3. The aerial vehicle of claim 1 , wherein the torque vector comprises thrust, roll, pitch, and yaw.
4. The aerial vehicle of claim 1 , wherein the attitude controller module determines a maximum allowable kinematic change that can be maintained without the aerial vehicle losing flight status.
5. The aerial vehicle of claim 1 , wherein the compensator module adjusts the one or more motors based upon feedback information that comprises the data of the one or more sensors.
6. A method of controlling an aerial vehicle performed by a flight subsystem, comprising:
detecting environmental conditions with one or more sensors;
determining a maximum RPM of one or more motors or a maximum torque of the one or more motors with a compensator module;
determining a torque vector with a rate controller module;
providing the torque vector from the rate controller module to the compensator module;
calculating a rotational speed of the one or more motors;
generating a desired flight orientation of the aerial vehicle based upon the torque vector;
adjusting the rotational speed of the one or more motors based upon the environmental conditions from the one or more sensors; and updating the maximum RPM of the one or more motors with an attitude controller module so that an RPM provided to the one or more motors falls below the maximum RPM.

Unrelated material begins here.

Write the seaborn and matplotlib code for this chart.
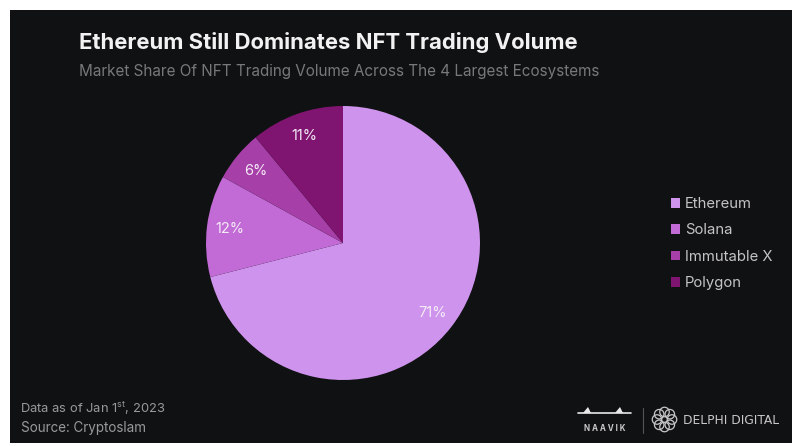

7. The method of claim 6 , wherein the environmental conditions include current or projected pressure, temperature, and humidity.
8. The method of claim 6 , wherein the torque vector comprises thrust, roll, pitch, and yaw.
9. The method of claim 6 , further comprising:
processing the rotational speed of the one or more motors iteratively so that the rotational speed of the one or more motors does not extend beyond the maximum RPM and to ensure that the rotational speed desired is achievable by the one or more motors.
10. The method of claim 6 , further comprising:
providing feedback information from the compensator module to an attitude control module so that the attitude control module limits kinematic changes of the aerial vehicle.
11. The method of claim 10 , wherein the kinematic changes comprise translational and angular position, velocity, and acceleration of the aerial vehicle.
12. The method of claim 11 , further comprising:
validating every one of the kinematic changes to ensure that a desired kinematic change does not cause the aerial vehicle to lose a flight status.
13. An aerial vehicle comprising:
one or more motors;
one or more sensors configured to detect environmental conditions;
a flight control subsystem comprising:
a compensator module comprising:
a conditions adjustment module configured to adjust one or more factors of the one or more motors based upon the environmental conditions that are detected by the one or more sensors;
an iterative mixing module configured to adjust torque values associated with the one or more motors;
a converter module configured to change a speed of the one or more motors based upon the torque values from the iterative mixing module; and an attitude controller module that is configured to determine a maximum allowable kinematic change that can be maintained without the aerial vehicle losing flight status.
14. The aerial vehicle of claim 13 , wherein the one or more factors of the one or more motors comprise a thrust coefficient and based upon an air pressure and air temperature that is detected by the one or more sensors the thrust coefficient is adjusted to control the aerial vehicle.
15. The aerial vehicle of claim 14 , wherein the conditions adjustment module is further configured to adjust limits of the one or more motors based upon the environmental conditions detected.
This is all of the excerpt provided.